The grave of Alexander Litvinenko in Highgate Cemetery in north London
The grave of Alexander Litvinenko in Highgate Cemetery in north London (Stefan Rousseau/PA)

“We therefore question whether the Government took its eye off the ball because of its focus on counter-terrorism: it was the opinion of the Committee that until recently the Government had badly under-estimated the response required to the Russian threat – and is still playing catch-up.”

The heavily redacted report, drawn up under the chairmanship of Remain-supporting Dominic Grieve, noted “widespread public allegations that Russia sought to influence the 2016 referendum”.

“Open source studies have pointed to the preponderance of pro-Brexit or anti-EU stories on RT and Sputnik, and the use of ‘bots’ and ‘trolls’ as evidence of Russian attempts to influence the process,” the report said.

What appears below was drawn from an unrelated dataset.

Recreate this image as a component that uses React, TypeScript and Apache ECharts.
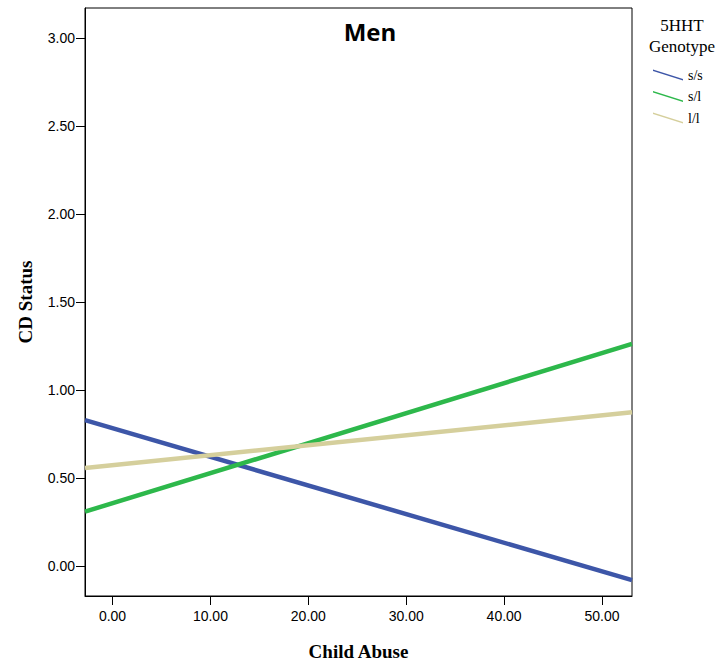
import React, { useEffect, useRef } from "react";
import * as echarts from "echarts";

const seriesNames = ["s/s", "s/l", "l/l"];
const seriesColors = ["#3D56A8", "#2DB84B", "#D5CF9C"];
// x-values of line endpoints (the axis limits)
const xEnds = [-2.81, 53.06];
const ssValues = [0.829, -0.079];
const slValues = [0.31, 1.262];
const llValues = [0.558, 0.874];
const xTicks = [0, 10, 20, 30, 40, 50];
const yTicks = [0, 0.5, 1, 1.5, 2, 2.5, 3];
const yRange = [-0.169, 3.169];

const serif = "'Liberation Serif', 'Times New Roman', serif";
const sans = "'Liberation Sans', Arial, sans-serif";

export default function App() {
  const ref = useRef<HTMLDivElement>(null);
  useEffect(() => {
    if (!ref.current) return;
    const chart = echarts.init(ref.current, undefined, { renderer: "svg" });
    const allValues = [ssValues, slValues, llValues];
    chart.setOption({
      animation: false,
      backgroundColor: "#ffffff",
      grid: {
        left: 85,
        right: 91,
        top: 8,
        bottom: 66,
        show: true,
        borderColor: "#000",
        borderWidth: 1,
        backgroundColor: "transparent",
      },
      legend: {
        orient: "vertical",
        left: 653,
        top: 68,
        padding: 0,
        itemWidth: 30,
        itemHeight: 11,
        itemGap: 7.5,
        icon: "path://M0,0 L30,9.5 L30,11 L0,1.5 Z",
        textStyle: { fontFamily: serif, fontSize: 14, color: "#000" },
        data: seriesNames,
      },
      graphic: [
        {
          type: "text",
          x: 370,
          y: 31,
          style: {
            text: "Men",
            fontFamily: "'Open Sans', sans-serif",
            fontWeight: "bold",
            fontSize: 24,
            fill: "#000",
            align: "center",
            verticalAlign: "middle",
          },
        },
        {
          type: "text",
          x: 682,
          y: 36,
          style: {
            text: "5HHT\nGenotype",
            fontFamily: serif,
            fontSize: 17,
            lineHeight: 21,
            fill: "#000",
            align: "center",
            verticalAlign: "middle",
          },
        },
      ],
      xAxis: {
        type: "value",
        min: xEnds[0],
        max: xEnds[1],
        name: "Child Abuse",
        nameLocation: "middle",
        nameGap: 46,
        nameTextStyle: { fontFamily: serif, fontWeight: "bold", fontSize: 19, color: "#000" },
        splitLine: { show: false },
        axisLine: { show: true, onZero: false, lineStyle: { color: "#000", width: 1 } },
        axisTick: { show: true, length: 9, lineStyle: { color: "#000" }, customValues: xTicks },
        axisLabel: {
          customValues: xTicks,
          margin: 13,
          fontFamily: sans,
          fontSize: 14,
          color: "#000",
          formatter: (v: number) => v.toFixed(2),
        },
      },
      yAxis: {
        type: "value",
        min: yRange[0],
        max: yRange[1],
        name: "CD Status",
        nameLocation: "middle",
        nameGap: 50,
        nameTextStyle: { fontFamily: serif, fontWeight: "bold", fontSize: 19, color: "#000" },
        splitLine: { show: false },
        axisLine: { show: true, onZero: false, lineStyle: { color: "#000", width: 1 } },
        axisTick: { show: true, length: 9, lineStyle: { color: "#000" }, customValues: yTicks },
        axisLabel: {
          customValues: yTicks,
          margin: 10,
          fontFamily: sans,
          fontSize: 14,
          color: "#000",
          formatter: (v: number) => v.toFixed(2),
        },
      },
      series: seriesNames.map((name, i) => ({
        name,
        type: "line",
        showSymbol: false,
        symbol: "none",
        color: seriesColors[i],
        lineStyle: { width: 4.5, color: seriesColors[i] },
        data: xEnds.map((x, j) => [x, allValues[i][j]]),
      })),
    });
    return () => chart.dispose();
  }, []);
  return (
    <div
      ref={ref}
      style={{ position: "fixed", left: 0, top: 0, width: 723, height: 666, background: "#fff" }}
    />
  );
}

“We have sought to establish whether there is secret intelligence which supported or built on these studies.

“In response to our request for written evidence at the outset of the inquiry, MI5 initially provided just six lines of text.”

The committee said the Government “had not seen or sought evidence of successful interference in UK democratic processes” and called for the intelligence community to carry out a full assessment of potential Russian meddling in the 2016 referendum.

But the Government rejected the call, saying “we have seen no evidence of successful interference in the EU referendum”.

The Government also denied the suggestion it had “badly underestimated” the Russian threat.

“We will be resolute in defending our country, our democracy and our values from such hostile state activity.”

ISC member and SNP MP Stewart Hosie said: “There has been no assessment of Russian interference in the EU referendum and this goes back to nobody wanting to touch the issue with a 10ft pole.”

Labour ISC member Kevan Jones said the Government has to “take responsibility” for failing to look into possible Russian interference.

Asked if security services were partly responsible for not investigating the matter, Mr Jones said to “sidestep” and blame the intelligence agencies was “not fair”.

Shadow foreign secretary Lisa Nandy said: “It is extraordinary that the Prime Minister took the political decision last October ahead of the general election to block the publication of this important report that systematically goes through the threat Russia poses to the UK’s national security.”